Dinner at Lengua Madre

Garden District elegance

A dinner at Lengua Madre, the chicly elegant Mexican restaurant helmed by Chef Ana Castro in the Lower Garden District, is not your typical New Orleans dining experience. If the neon pink hallway leading into their modest dining room doesn’t clue you into that, you’ll definitely notice it on the menu, a five-course fixed affair that’s constantly evolving according to the season and the chef’s whims. Dining there is a chef-led journey through Castro’s culinary imagination, flavored heavily with nostalgia from her upbringing in Mexico City and wide-ranging travels abroad.

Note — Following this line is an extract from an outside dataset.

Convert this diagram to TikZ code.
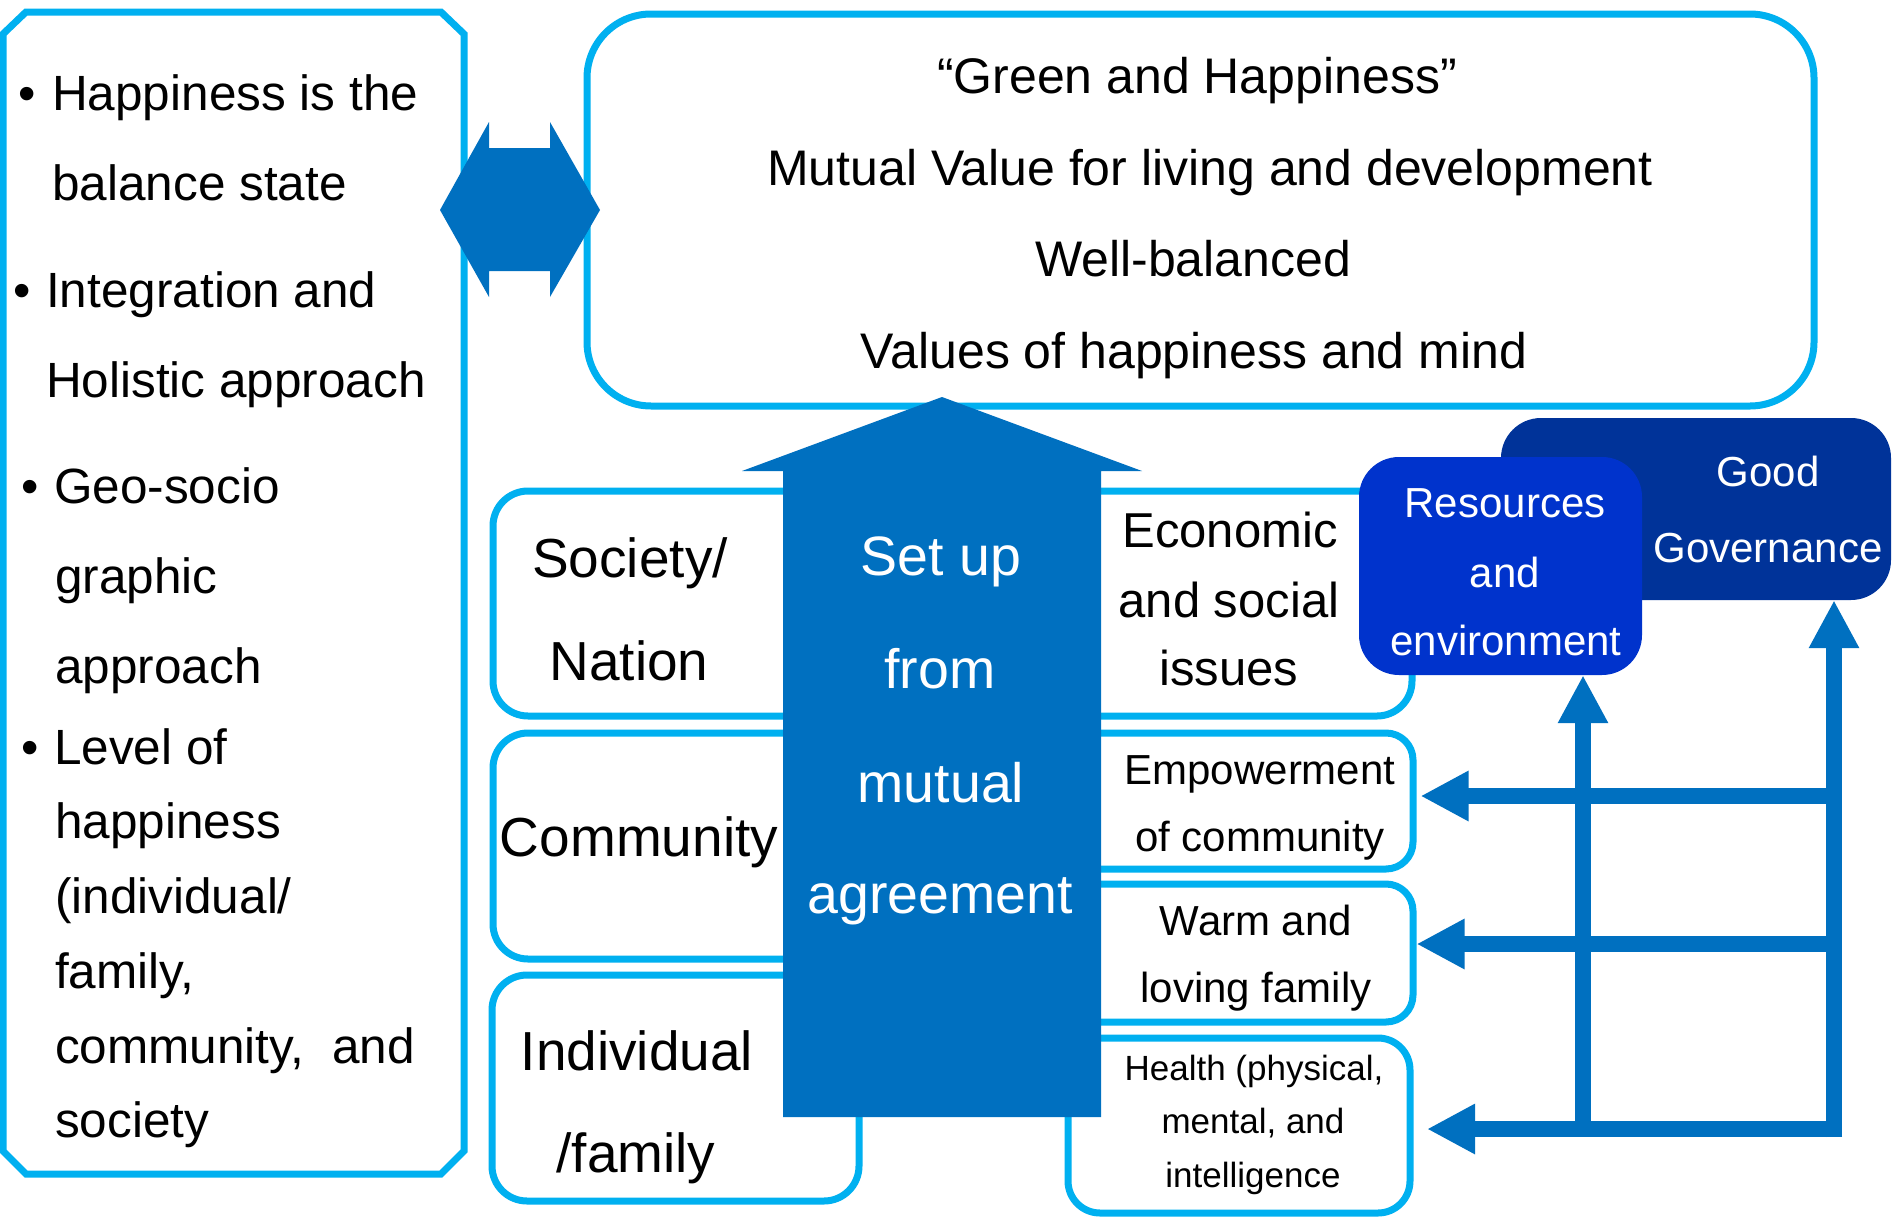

“I’m a very sentimental person,” said Castro. “Nostalgia is our strongest suit at Lengua and our favorite ingredient. I’ve always said that the food here is going to be informed through the lens of traditional Mexican recipes, and nostalgia’s right there because I’m cooking from memory.”

Given the impressive list of accolades Castro and Lengua Madre have racked up since opening just two short years ago, it’s difficult to imagine that the restaurant almost never happened. 

“It was 2021, and we had the space, but I was a little lost, I think,” the chef said. After spending time in several lauded Crescent City kitchens, she’d landed at Coquette, where, under Chef Michael Stoltzfus, she quickly rose from garde manger to sous chef. “I kind of knew that I wanted to do Mexican food, because I was just tired of cooking something that didn’t feel natural to me. And Michael and I were like, ‘Why don’t we give this a shot?’ Then we started realizing how easy everything started developing. As a chef and as a person, I never felt like the creative process flowed with such ease and in an organic manner as it did when I started thinking about the menu at Lengua. I’d never felt so relaxed and confident about everything. So I thought, ‘this is a good sign!’”

While the cuisine at Lengua pays deep homage to ingredients and traditional dishes of Mexico, their inspired execution is all uniquely Castro’s. A recent meal started off with a shrimp and rice “caldito,” a hot, intensely piscine drink typically served in Mexican restaurants to revive the senses. An aguachile was a delicate delight, combining marinated hamachi with golden beets, habaneros and Creole tomatoes topping a leche de tigre sauce garnished with cilantro flowers. More substantial fare included a crunchy, hand-made sope filled with Louisiana blue crab dressed in a mint aioli with English peas and a green pico de gallo, and a taco made with a pink xocoyul corn tortilla (fashioned from masa ground by hand in-house on a volcanic stone mill) filled with dragon tongue beans, epazote and smoked trout roe atop a pistachio and gordal olive mole verde. An outstanding lamb tapixte cooked inside plantain leaves was accompanied simply by grilled suyo cucumbers, nasturtium, mint, lime, and a simple salsa. By the time the meal concluded with a Ponchatoula strawberry sorbet and an arroz con leche artfully combined with their spin on kaya (fig leaf custard) garnished with young coconut strips and dried figs cooked in sake and vanilla, one’s head can’t help but swim with dreams of Mexican retreat. 

Amidst the well-justified praise and laurels, Castro remains  humble. “Right now we’re just riding the wave,” she said. “We’re all really happy, the systems are working…it’s exciting!” And with chefs like Ana Castro shaking up the dining scene with such inventive, memory-soaked gastronomic delights, it’s definitely exciting for New Orleans, as well.


Dinner at Lengua Madre

About the Chef

Born in Texas and raised in Mexico City, Ana Castro grew up cooking in her grandmother’s kitchen before studying classical culinary technique at Le Cordon Bleu. After turns in restaurants in such far-flung places as India, Denmark and New York, she eventually landed in New Orleans, cooking at a number of lauded establishments, including Coquette and Jewel of the South, before opening Lengua Madre in 2021. Above all, Castro considers herself blessed to be cooking in the Crescent City, and sees her kitchen crew no less than family. “I love my kitchen and my entire team. They’re incredible,” she says. “I’m lucky to be in the exceptional company, and I have no idea what I did to deserve them. We take care of each other, and that’s important.”